Rubrik’s string questions tend to focus on practical, applied problem-solving rather than abstract puzzles. You can expect the following categories:

  1. String Parsing and Transformation: Problems that simulate real-world data handling, such as parsing log files, extracting specific information from formatted strings (e.g., timestamps, paths), or implementing custom serialization/deserialization.
  2. Pattern Matching and Searching: Tasks involving substring search, regular expression applications, or checking for specific patterns within larger text bodies. These assess your ability to implement or utilize efficient search algorithms.
  3. String Encoding and Compression: Questions related to Run-Length Encoding (RLE) or basic compression schemes, reflecting data optimization scenarios common in backup and storage systems.
  4. Two-Pointer and Sliding Window Techniques: Many problems are designed to be solved optimally with these patterns, especially those involving palindromes, anagrams, or finding substrings with constraints (e.g., longest substring without repeating characters).

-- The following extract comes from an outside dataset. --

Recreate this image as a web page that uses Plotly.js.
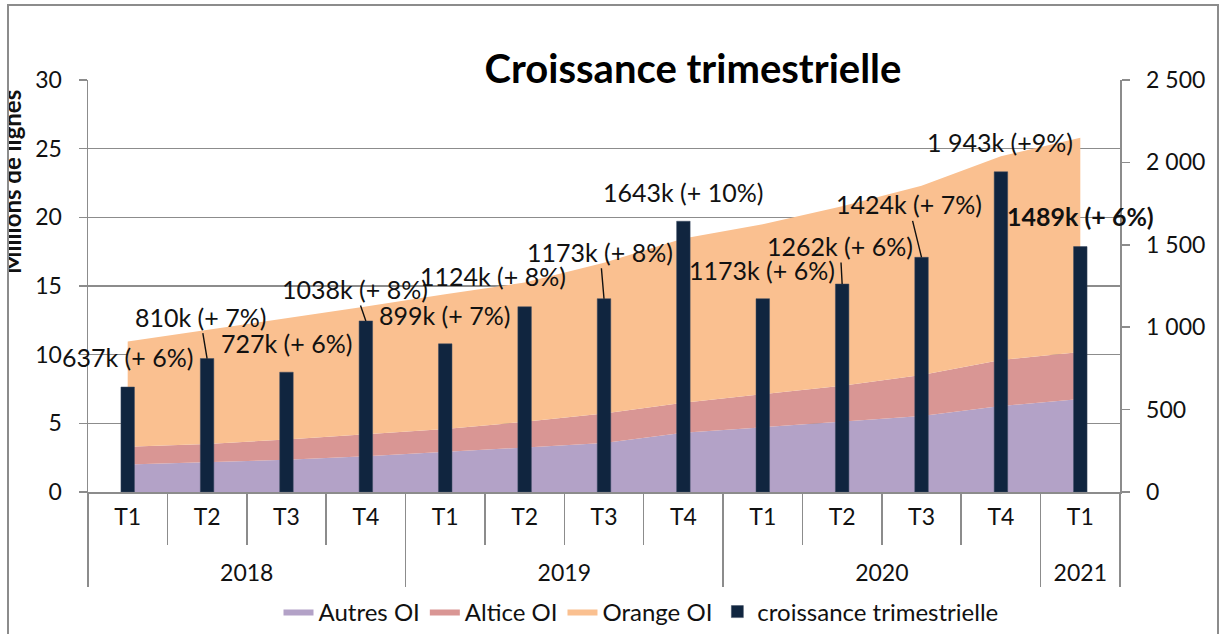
<!DOCTYPE html>
<html><head><meta charset="utf-8">
<script src="https://cdn.plot.ly/plotly-3.0.1.min.js"></script>
<style>
html,body{margin:0;padding:0;background:#fff;}
#chart{position:absolute;left:0;top:0;width:1221px;height:634px;}
#cover{position:absolute;left:0;top:0;width:7px;height:634px;background:#fff;}
#frame{position:absolute;left:7px;top:4px;width:1208px;height:700px;border:2px solid #8c8c8c;pointer-events:none;}
</style></head><body>
<div id="chart"></div><div id="cover"></div><div id="frame"></div>
<script>
// ---- data ----
const years = ['2018','2018','2018','2018','2019','2019','2019','2019','2020','2020','2020','2020','2021'];
const quarters = ['T1','T2','T3','T4','T1','T2','T3','T4','T1','T2','T3','T4','T1'];
const autresOI = [2.0, 2.15, 2.34, 2.6, 2.92, 3.29, 3.56, 4.31, 4.7, 5.09, 5.53, 6.26, 6.77];
const alticeOI = [1.29, 1.35, 1.48, 1.59, 1.66, 1.82, 2.16, 2.19, 2.41, 2.65, 2.99, 3.35, 3.43];
const orangeOI = [7.66, 8.3, 8.78, 9.31, 9.82, 10.14, 10.98, 11.95, 12.39, 13.06, 13.78, 14.84, 15.6];
const croissance = [637, 810, 727, 1038, 899, 1124, 1173, 1643, 1173, 1262, 1424, 1943, 1489];
const croissanceLabels = ['637k (+ 6%)','810k (+ 7%)','727k (+ 6%)','1038k (+ 8%)','899k (+ 7%)','1124k (+ 8%)','1173k (+ 8%)','1643k (+ 10%)','1173k (+ 6%)','1262k (+ 6%)','1424k (+ 7%)','1 943k (+9%)','1489k (+ 6%)'];

// ---- label placement (pixel offsets from bar top, leader line flag) ----
const labelPlacement = [
  [0,-30,false],[-7,-42,true],[0,-29,false],[-11,-32,true],[-1,-29,false],[-32,-31,false],
  [-4,-47,true],[0,-29,false],[-1,-29,false],[-2,-38,true],[-13,-53,true],[-1,-30,false],[0,-31,false]
];

const FONT = 'Lato, "Open Sans", sans-serif';
const GRID = '#8c8c8c';
// leading line break pushes the year row below the quarter row
const x = [years.map(y => '<br>' + y), quarters];

const traces = [
  {type:'scatter', mode:'lines', name:'Autres OI', x:x, y:autresOI, stackgroup:'a',
   line:{width:0, color:'#b3a2c7'}, fillcolor:'#b3a2c7', hoverinfo:'skip'},
  {type:'scatter', mode:'lines', name:'Altice OI', x:x, y:alticeOI, stackgroup:'a',
   line:{width:0, color:'#d99694'}, fillcolor:'#d99694', hoverinfo:'skip'},
  {type:'scatter', mode:'lines', name:'Orange OI', x:x, y:orangeOI, stackgroup:'a',
   line:{width:0, color:'#fac090'}, fillcolor:'#fac090', hoverinfo:'skip'},
  {type:'bar', name:'croissance trimestrielle', x:x, y:croissance, yaxis:'y2', width:0.17,
   marker:{color:'#10253f', line:{width:0.5, color:'#3a4a60'}}, hoverinfo:'skip'}
];

const annotations = croissance.map((v,i)=>{
  const [dx,dy,leader] = labelPlacement[i];
  const bold = i === croissance.length-1;
  const a = {xref:'x', yref:'y2', x:i, y:v, text:croissanceLabels[i], xanchor:'center', yanchor:'middle',
    font:{family:FONT, size:25, color:'#111', weight: bold?700:400}};
  if(leader){
    Object.assign(a,{showarrow:true, ax:dx, ay:dy, arrowhead:0, arrowwidth:1.4, arrowcolor:'#111', standoff:0});
  } else {
    Object.assign(a,{showarrow:false, xshift:dx, yshift:-dy});
  }
  return a;
});
annotations.push({xref:'paper', yref:'paper', x:(11-88)/1032, y:(492-182)/412, xanchor:'center', yanchor:'middle',
  textangle:-90, text:'Millions de lignes', showarrow:false, font:{family:FONT, size:24, color:'#111', weight:700}});

const layout = {
  width:1221, height:634,
  margin:{l:88, r:101, t:80, b:142, autoexpand:false},
  paper_bgcolor:'#fff', plot_bgcolor:'#fff',
  font:{family:FONT, color:'#111', size:23},
  separators:', ',
  title:{text:'Croissance trimestrielle', xref:'container', yref:'container', x:693/1221, xanchor:'center',
         y:1-69/634, yanchor:'middle', font:{family:FONT, size:40, weight:700, color:'#000'}},
  showlegend:true,
  legend:{orientation:'h', xref:'container', x:641/1221, xanchor:'center', yref:'container', y:(634-612)/634, yanchor:'middle',
          traceorder:'normal', font:{family:FONT, size:24, color:'#111'}, itemwidth:30},
  xaxis:{type:'multicategory', range:[-0.5,12.5], autorange:false, automargin:false, showline:true, linecolor:GRID, linewidth:1.5,
         ticks:'outside', tickson:'boundaries', ticklen:51, tickcolor:GRID, tickwidth:1.5,
         showdividers:true, dividercolor:GRID, dividerwidth:1.5,
         showgrid:false, ticklabelstandoff:4, tickfont:{size:23}},
  yaxis:{range:[0,30], dtick:5, showline:true, linecolor:GRID, linewidth:1.5, automargin:false,
         ticks:'outside', ticklen:8, tickcolor:GRID, tickwidth:1.5,
         showgrid:true, gridcolor:GRID, gridwidth:1.5, zeroline:false, ticklabelstandoff:12, tickfont:{size:23}},
  yaxis2:{range:[0,2500], dtick:500, overlaying:'y', side:'right', showline:true, linecolor:GRID, linewidth:1.5, automargin:false,
          ticks:'outside', ticklen:8, tickcolor:GRID, tickwidth:1.5, tickformat:',d',
          showgrid:false, zeroline:false, ticklabelstandoff:12, tickfont:{size:23}},
  bargap:0,
  annotations:annotations
};

Plotly.newPlot('chart', traces, layout, {staticPlot:true, displayModeBar:false});
</script>
</body></html>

The emphasis is on writing clean, correct, and efficient code under interview conditions. You’ll need to discuss time and space complexity thoroughly.

How to Prepare — Study Tips with One Code Example

Focus on mastering fundamental patterns rather than memorizing solutions. Practice implementing core algorithms from scratch and analyze edge cases (empty strings, null inputs, Unicode characters). A highly effective strategy is to map every problem to a known pattern like two-pointers, sliding window, or hash map counting.

For example, the Sliding Window pattern is essential for problems asking for the "longest" or "shortest" substring meeting criteria. The key is to maintain a window defined by two pointers and a data structure (like a hash map or set) to track characters within the window.

def length_of_longest_substring(s: str) -> int:
    char_set = set()
    left = 0
    max_length = 0

    for right in range(len(s)):
        while s[right] in char_set:
            char_set.remove(s[left])
            left += 1
        char_set.add(s[right])
        max_length = max(max_length, right - left + 1)
    return max_length

Build your skills progressively. Start with basic manipulation (reversal, anagrams) to build comfort. Then, move to core algorithm patterns like two-pointers and sliding window. Finally, tackle more complex parsing and simulation problems that combine multiple concepts.

  1. Foundation: String reversal, valid anagram, palindrome checks.
  2. Core Patterns: Two-pointer problems (e.g., valid palindrome II), sliding window (e.g., longest/fixed-length substrings), and hash map for counting.
  3. Parsing & Simulation: String-to-integer (atoi), decode string, basic calculator.
  4. Advanced Patterns: Regular expression matching, substring search (KMP optional but good to know), more complex encoding problems.

Consistent, timed practice is key. Always verbalize your thought process and complexity analysis as you solve.